SUPPLIED MATERIAL >>
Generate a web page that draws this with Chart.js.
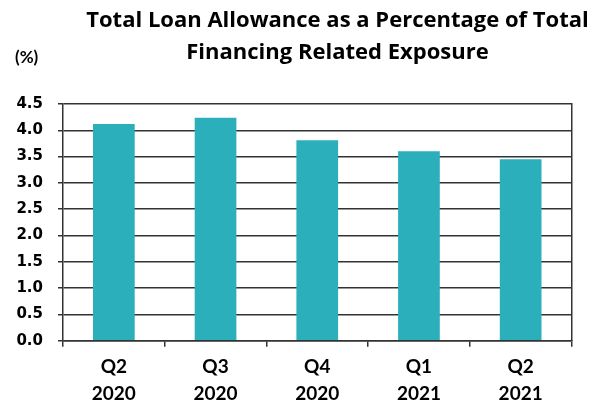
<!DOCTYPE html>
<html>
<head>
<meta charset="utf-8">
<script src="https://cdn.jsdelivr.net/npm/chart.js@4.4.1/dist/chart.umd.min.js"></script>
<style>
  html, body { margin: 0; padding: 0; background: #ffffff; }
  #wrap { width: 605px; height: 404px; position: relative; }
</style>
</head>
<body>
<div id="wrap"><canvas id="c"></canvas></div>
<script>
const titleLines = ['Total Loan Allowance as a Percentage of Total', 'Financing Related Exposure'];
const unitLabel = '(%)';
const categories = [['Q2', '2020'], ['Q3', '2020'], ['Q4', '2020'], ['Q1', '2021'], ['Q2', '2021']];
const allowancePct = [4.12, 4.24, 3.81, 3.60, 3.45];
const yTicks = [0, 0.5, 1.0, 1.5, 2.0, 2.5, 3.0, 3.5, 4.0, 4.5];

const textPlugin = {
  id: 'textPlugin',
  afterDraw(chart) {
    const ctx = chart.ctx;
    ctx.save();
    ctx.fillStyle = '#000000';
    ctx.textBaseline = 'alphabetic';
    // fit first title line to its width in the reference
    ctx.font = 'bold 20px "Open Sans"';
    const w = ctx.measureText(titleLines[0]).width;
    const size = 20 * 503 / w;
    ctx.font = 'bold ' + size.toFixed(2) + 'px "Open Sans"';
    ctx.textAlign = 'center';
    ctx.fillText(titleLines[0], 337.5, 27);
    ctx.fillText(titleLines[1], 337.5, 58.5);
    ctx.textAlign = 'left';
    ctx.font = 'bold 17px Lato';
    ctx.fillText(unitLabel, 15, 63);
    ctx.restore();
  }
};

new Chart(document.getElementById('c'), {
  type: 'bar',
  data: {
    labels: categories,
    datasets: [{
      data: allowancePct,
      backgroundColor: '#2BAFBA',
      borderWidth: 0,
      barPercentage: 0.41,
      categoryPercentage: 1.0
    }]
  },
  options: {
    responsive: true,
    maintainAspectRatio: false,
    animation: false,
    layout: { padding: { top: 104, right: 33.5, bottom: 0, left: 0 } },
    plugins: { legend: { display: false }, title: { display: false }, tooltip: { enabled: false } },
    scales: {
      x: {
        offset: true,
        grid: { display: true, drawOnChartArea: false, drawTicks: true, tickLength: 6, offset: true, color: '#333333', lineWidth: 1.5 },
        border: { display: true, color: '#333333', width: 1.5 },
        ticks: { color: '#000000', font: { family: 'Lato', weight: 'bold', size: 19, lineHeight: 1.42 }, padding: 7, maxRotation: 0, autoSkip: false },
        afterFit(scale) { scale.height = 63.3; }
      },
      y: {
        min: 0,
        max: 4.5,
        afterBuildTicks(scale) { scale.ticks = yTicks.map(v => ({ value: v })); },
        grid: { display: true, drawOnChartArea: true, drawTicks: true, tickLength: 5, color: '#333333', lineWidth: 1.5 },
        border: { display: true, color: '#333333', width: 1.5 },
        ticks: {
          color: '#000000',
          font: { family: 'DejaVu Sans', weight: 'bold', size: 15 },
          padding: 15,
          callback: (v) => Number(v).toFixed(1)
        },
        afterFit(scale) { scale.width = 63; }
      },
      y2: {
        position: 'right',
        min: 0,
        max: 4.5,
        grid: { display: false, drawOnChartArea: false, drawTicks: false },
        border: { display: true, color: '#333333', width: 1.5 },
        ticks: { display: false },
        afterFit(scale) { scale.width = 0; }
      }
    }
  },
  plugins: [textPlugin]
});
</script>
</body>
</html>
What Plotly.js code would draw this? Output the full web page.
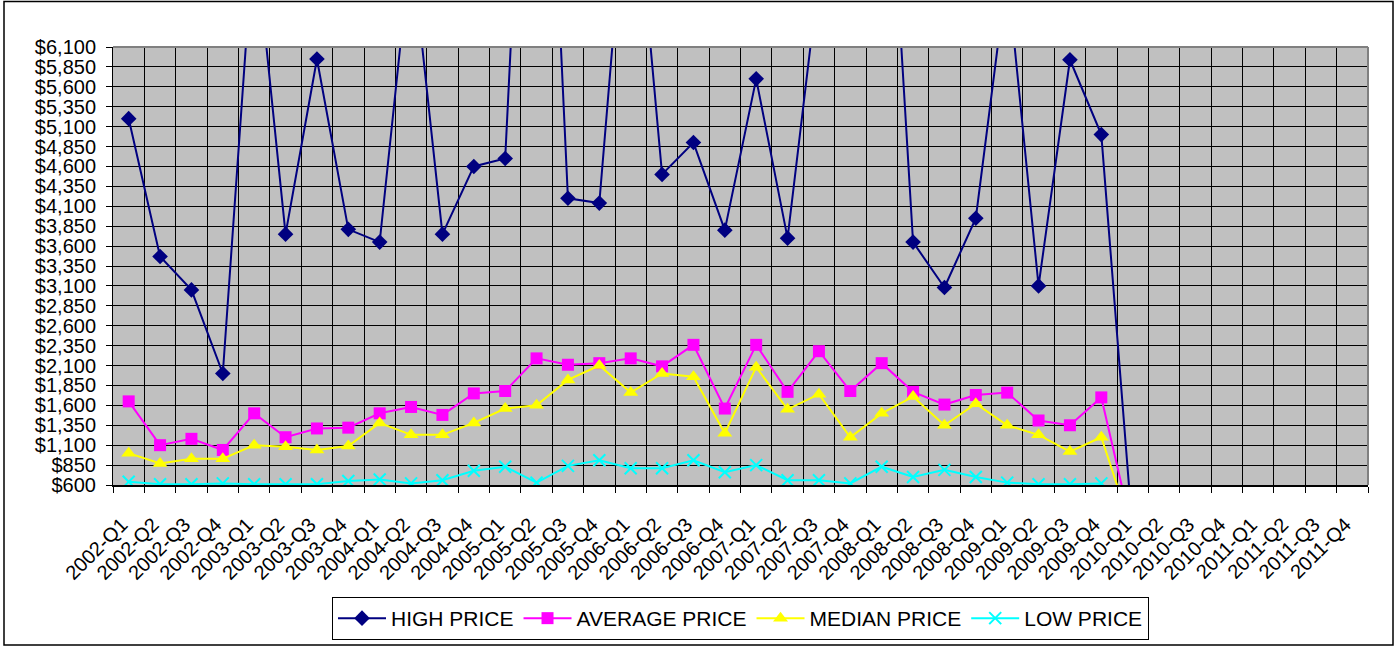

TASK STATEMENT >>
Copy out each line exactly, without the pictures.

OUTPUT FOR THIS TASK >>
Generate a web page that draws this with Chart.js.
<!DOCTYPE html>
<html>
<head>
<meta charset="utf-8">
<script src="https://cdn.jsdelivr.net/npm/chart.js@4.4.1/dist/chart.umd.min.js"></script>
<style>
  html, body { margin: 0; padding: 0; background: #ffffff; }
  #wrap { width: 605px; height: 404px; position: relative; }
</style>
</head>
<body>
<div id="wrap"><canvas id="c"></canvas></div>
<script>
const titleLines = ['Total Loan Allowance as a Percentage of Total', 'Financing Related Exposure'];
const unitLabel = '(%)';
const categories = [['Q2', '2020'], ['Q3', '2020'], ['Q4', '2020'], ['Q1', '2021'], ['Q2', '2021']];
const allowancePct = [4.12, 4.24, 3.81, 3.60, 3.45];
const yTicks = [0, 0.5, 1.0, 1.5, 2.0, 2.5, 3.0, 3.5, 4.0, 4.5];

const textPlugin = {
  id: 'textPlugin',
  afterDraw(chart) {
    const ctx = chart.ctx;
    ctx.save();
    ctx.fillStyle = '#000000';
    ctx.textBaseline = 'alphabetic';
    // fit first title line to its width in the reference
    ctx.font = 'bold 20px "Open Sans"';
    const w = ctx.measureText(titleLines[0]).width;
    const size = 20 * 503 / w;
    ctx.font = 'bold ' + size.toFixed(2) + 'px "Open Sans"';
    ctx.textAlign = 'center';
    ctx.fillText(titleLines[0], 337.5, 27);
    ctx.fillText(titleLines[1], 337.5, 58.5);
    ctx.textAlign = 'left';
    ctx.font = 'bold 17px Lato';
    ctx.fillText(unitLabel, 15, 63);
    ctx.restore();
  }
};

new Chart(document.getElementById('c'), {
  type: 'bar',
  data: {
    labels: categories,
    datasets: [{
      data: allowancePct,
      backgroundColor: '#2BAFBA',
      borderWidth: 0,
      barPercentage: 0.41,
      categoryPercentage: 1.0
    }]
  },
  options: {
    responsive: true,
    maintainAspectRatio: false,
    animation: false,
    layout: { padding: { top: 104, right: 33.5, bottom: 0, left: 0 } },
    plugins: { legend: { display: false }, title: { display: false }, tooltip: { enabled: false } },
    scales: {
      x: {
        offset: true,
        grid: { display: true, drawOnChartArea: false, drawTicks: true, tickLength: 6, offset: true, color: '#333333', lineWidth: 1.5 },
        border: { display: true, color: '#333333', width: 1.5 },
        ticks: { color: '#000000', font: { family: 'Lato', weight: 'bold', size: 19, lineHeight: 1.42 }, padding: 7, maxRotation: 0, autoSkip: false },
        afterFit(scale) { scale.height = 63.3; }
      },
      y: {
        min: 0,
        max: 4.5,
        afterBuildTicks(scale) { scale.ticks = yTicks.map(v => ({ value: v })); },
        grid: { display: true, drawOnChartArea: true, drawTicks: true, tickLength: 5, color: '#333333', lineWidth: 1.5 },
        border: { display: true, color: '#333333', width: 1.5 },
        ticks: {
          color: '#000000',
          font: { family: 'DejaVu Sans', weight: 'bold', size: 15 },
          padding: 15,
          callback: (v) => Number(v).toFixed(1)
        },
        afterFit(scale) { scale.width = 63; }
      },
      y2: {
        position: 'right',
        min: 0,
        max: 4.5,
        grid: { display: false, drawOnChartArea: false, drawTicks: false },
        border: { display: true, color: '#333333', width: 1.5 },
        ticks: { display: false },
        afterFit(scale) { scale.width = 0; }
      }
    }
  },
  plugins: [textPlugin]
});
</script>
</body>
</html>
What Plotly.js code would draw this? Output the full web page.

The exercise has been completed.